The oil pipeline SFPP Sept. 14 filed the rehearing petition, contending a DC Circuit panel ruling, with enormous impacts on energy and capital markets, on July 31 improperly upheld FERC's unjustified refusal to reopen the underlying record in SFPP's rate case and relied on factual contradictions and inconsistent rulings.

Unless corrected by the court, they argued the pipeline industry would be seriously aggrieved and billions of dollars in pipeline infrastructure would be undermined.

"Whether [master limited partnerships] are permitted an income tax allowance implicates the entire oil and gas pipeline industry and the capital markets that invest in energy infrastructure: therefore, this is an issue of profound public importance that necessitates review by the court en banc," they wrote.

Customers of the pipeline, in a separate request for rehearing, by contrast wanted the court to reconsider whether FERC acted unlawfully when it approved SFPP's elimination of accumulated deferred income tax balance retroactive to 1992. They argued the retroactive action inflated prospective rates effective Aug. 1, 2008.

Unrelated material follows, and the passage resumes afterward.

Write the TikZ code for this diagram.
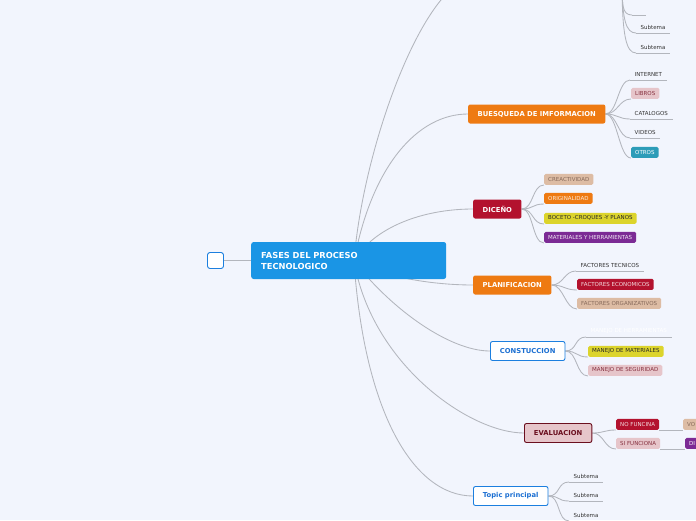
\documentclass[tikz,border=0pt]{standalone}
\usepackage{fontspec}
\setmainfont{DejaVu Sans}

\definecolor{bgazul}{HTML}{F2F5FD}
\definecolor{gris}{HTML}{B3B6BD}
\definecolor{azul}{HTML}{1A95E5}
\definecolor{azulborde}{HTML}{1C7FDF}
\definecolor{azultexto}{HTML}{1B6FD2}
\definecolor{naranja}{HTML}{EE7A12}
\definecolor{carmin}{HTML}{B3122E}
\definecolor{cafe}{HTML}{DDBCA4}
\definecolor{cafetexto}{HTML}{86695A}
\definecolor{amarillo}{HTML}{DCD42C}
\definecolor{morado}{HTML}{7C2B95}
\definecolor{rosa}{HTML}{E6C5CA}
\definecolor{rosatexto}{HTML}{86303F}
\definecolor{turquesa}{HTML}{2C9CB8}
\definecolor{vino}{HTML}{6B0F1F}

\pgfdeclarelayer{fondo}
\pgfdeclarelayer{lineas}
\pgfsetlayers{fondo,lineas,main}

\begin{document}
\begin{tikzpicture}[x=1pt,y=-1pt,
    link/.style={draw=gris, line width=0.85pt},
    sub/.style={link, to path={.. controls +(12,0) and +(-12,0) .. (\tikztotarget)}},
    rama/.style={rounded corners=2pt, minimum height=19pt, inner xsep=9.5pt, inner ysep=0pt,
        font=\fontsize{6.8}{8}\selectfont\bfseries, anchor=west},
    hoja/.style={rounded corners=1.5pt, minimum height=11pt, inner xsep=4pt, inner ysep=0pt,
        font=\fontsize{5.5}{6}\selectfont, anchor=south west},
    texto/.style={hoja, inner xsep=4.5pt, text=black!80}]

    % Fondo
    \begin{pgfonlayer}{fondo}
        \fill[bgazul] (0,0) rectangle (696,520);
    \end{pgfonlayer}
    \useasboundingbox (0,0) rectangle (696,520);

    % Tema central
    \node[draw=azulborde, line width=0.9pt, fill=white, rounded corners=2.5pt,
        minimum size=16pt, inner sep=0pt] (raiz) at (215.5,260.5) {};
    \node[fill=azul, rounded corners=2.5pt, anchor=west, minimum height=37pt,
        text width=175pt, inner xsep=10pt, align=left, text=white,
        font=\fontsize{8.3}{11}\selectfont\bfseries] (fases) at (251,260.5)
        {FASES DEL PROCESO\\TECNOLOGICO};
    \coordinate (hub) at (354,261);
    \coordinate (arribaI) at (456,-15);
    \coordinate (arribaD) at (622,-20);

    % Ramas
    \node[rama, fill=naranja, text=white] (busq) at (468,114) {BUESQUEDA DE IMFORMACION};
    \node[rama, fill=carmin, text=white] (diseno) at (473,209) {DICEÑO};
    \node[rama, fill=naranja, text=white] (plan) at (473,285) {PLANIFICACION};
    \node[rama, fill=white, draw=azulborde, line width=0.9pt, text=azultexto] (constr) at (490,351) {CONSTUCCION};
    \node[rama, fill=rosa, draw=vino, line width=0.9pt, text=vino] (eval) at (524,433) {EVALUACION};
    \node[rama, fill=white, draw=azulborde, line width=0.9pt, text=azultexto] (topic) at (473,496) {Topic principal};

    % Subtemas arriba
    \node[texto, minimum width=14pt] (vacio) at (632,15) {};
    \node[texto] (subA) at (636,33) {Subtema};
    \node[texto] (subB) at (636,53) {Subtema};

    % Busqueda
    \node[texto] (internet) at (630,80) {INTERNET};
    \node[hoja, fill=rosa, text=rosatexto] (libros) at (631,99) {LIBROS};
    \node[texto] (catalogos) at (630,119) {CATALOGOS};
    \node[texto] (videos) at (630,138) {VIDEOS};
    \node[hoja, fill=turquesa, text=white] (otros) at (631,158) {OTROS};

    % Diseno
    \node[hoja, fill=cafe, text=cafetexto] (creat) at (544,185) {CREACTIVIDAD};
    \node[hoja, fill=naranja, text=white!85!naranja] (orig) at (544,204) {ORIGINALIDAD};
    \node[hoja, fill=amarillo, text=black!85] (boceto) at (544,224) {BOCETO -CROQUES -Y PLANOS};
    \node[hoja, fill=morado, text=white!90!morado] (mater) at (544,243) {MATERIALES Y HERRAMIENTAS};

    % Planificacion
    \node[texto] (ftec) at (576,271) {FACTORES TECNICOS};
    \node[hoja, fill=carmin, text=white!85!carmin] (feco) at (577,290) {FACTORES ECONOMICOS};
    \node[hoja, fill=cafe, text=cafetexto] (forg) at (577,309) {FACTORES ORGANIZATIVOS};

    % Construccion
    \node[texto, text=white] (mherr) at (586,337) {MANEJO DE HERRAMIENTAS};
    \node[hoja, fill=amarillo, text=black!85] (mmat) at (588,357) {MANEJO DE MATERIALES};
    \node[hoja, fill=rosa, text=rosatexto] (mseg) at (588,376) {MANEJO DE SEGURIDAD};

    % Evaluacion
    \node[hoja, fill=carmin, text=white!85!carmin] (nofun) at (616,430) {NO FUNCINA};
    \node[hoja, fill=rosa, text=rosatexto] (sifun) at (616,449) {SI FUNCIONA};
    \node[hoja, fill=cafe, text=cafetexto, minimum width=40pt, align=left, text width=32pt] (vo) at (683,430) {VO};
    \node[hoja, fill=morado, text=white, minimum width=40pt, align=left, text width=32pt] (di) at (685,449) {DI};

    % Topic principal
    \node[texto] (subC) at (569,482) {Subtema};
    \node[texto] (subD) at (569,501) {Subtema};
    \node[texto] (subE) at (569,521) {Subtema};

    \begin{pgfonlayer}{lineas}
        % Conectores del tema central
        \draw[link] (raiz) -- (fases);
        \draw[link] (hub) .. controls (362,160) and (410,20) .. (arribaI);
        \draw[link] (hub) .. controls (372,165) and (418,114) .. (busq.west);
        \draw[link] (hub) .. controls (374,227) and (423,209) .. (diseno.west);
        \draw[link] (hub) .. controls (380,276) and (430,285) .. (plan.west);
        \draw[link] (hub) .. controls (392,310) and (450,351) .. (constr.west);
        \draw[link] (hub) .. controls (372,365) and (470,433) .. (eval.west);
        \draw[link] (hub) .. controls (364,411) and (413,496) .. (topic.west);

        % Conectores de las ramas
        \draw[link] (arribaD) .. controls +(0,25) and +(-10,0) .. (vacio.south west);
        \draw[link] (arribaD) .. controls +(0,40) and +(-10,0) .. (subA.south west);
        \draw[link] (arribaD) .. controls +(0,55) and +(-10,0) .. (subB.south west);

        \draw[sub] (busq.east) to (internet.south west);
        \draw[sub] (busq.east) to (libros.south west);
        \draw[sub] (busq.east) to (catalogos.south west);
        \draw[sub] (busq.east) to (videos.south west);
        \draw[sub] (busq.east) to (otros.south west);

        \draw[sub] (diseno.east) to (creat.south west);
        \draw[sub] (diseno.east) to (orig.south west);
        \draw[sub] (diseno.east) to (boceto.south west);
        \draw[sub] (diseno.east) to (mater.south west);

        \draw[sub] (plan.east) to (ftec.south west);
        \draw[sub] (plan.east) to (feco.south west);
        \draw[sub] (plan.east) to (forg.south west);

        \draw[sub] (constr.east) to (mherr.south west);
        \draw[sub] (constr.east) to (mmat.south west);
        \draw[sub] (constr.east) to (mseg.south west);

        \draw[sub] (eval.east) to (nofun.south west);
        \draw[sub] (eval.east) to (sifun.south west);
        \draw[sub] (nofun.south east) to (vo.south west);
        \draw[sub] (sifun.south east) to (di.south west);

        \draw[sub] (topic.east) to (subC.south west);
        \draw[sub] (topic.east) to (subD.south west);
        \draw[sub] (topic.east) to (subE.south west);

        % Subrayados
        \foreach \n in {vacio,subA,subB,internet,catalogos,videos,ftec,mherr,subC,subD,subE}
            \draw[link] (\n.south west) -- (\n.south east);
    \end{pgfonlayer}

\end{tikzpicture}
\end{document}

In their view the panel did not rule on the matter and FERC failed to even address the issue let alone provide a reasoned explanation.

Key policy shift

At issue was a rate case that fed into FERC 's consequential policy shift in 2018 that rocked pipeline sector stocks and prompted some master limited partnerships to alter their structures.

FERC's major policy change on income tax allowances grew out of the DC Circuit ruling in United Airlines v. FERC, an earlier case involving SFPP rates. The court in United Airlines found the commission failed to show why granting an income tax allowance for a pipeline organized as an MLP in addition to a return on equity calculated via FERC's discounted cash flow methodology doesn't result in a double recovery of tax costs.

In a policy shift announced March 15, 2018, FERC said it would no longer allow MLPs to recover an income tax allowance in their cost of service. It denied an SFPP tax allowance the same day, saying it would result in a double recovery. Multiple pipeline companies already have altered their corporate structures in response to FERC's altered approach, and FERC somewhat eased its stance in its final policy to clarify that passthrough entities are eligible for a tax allowance if their income or losses are consolidated on the federal income tax return of their corporate parent.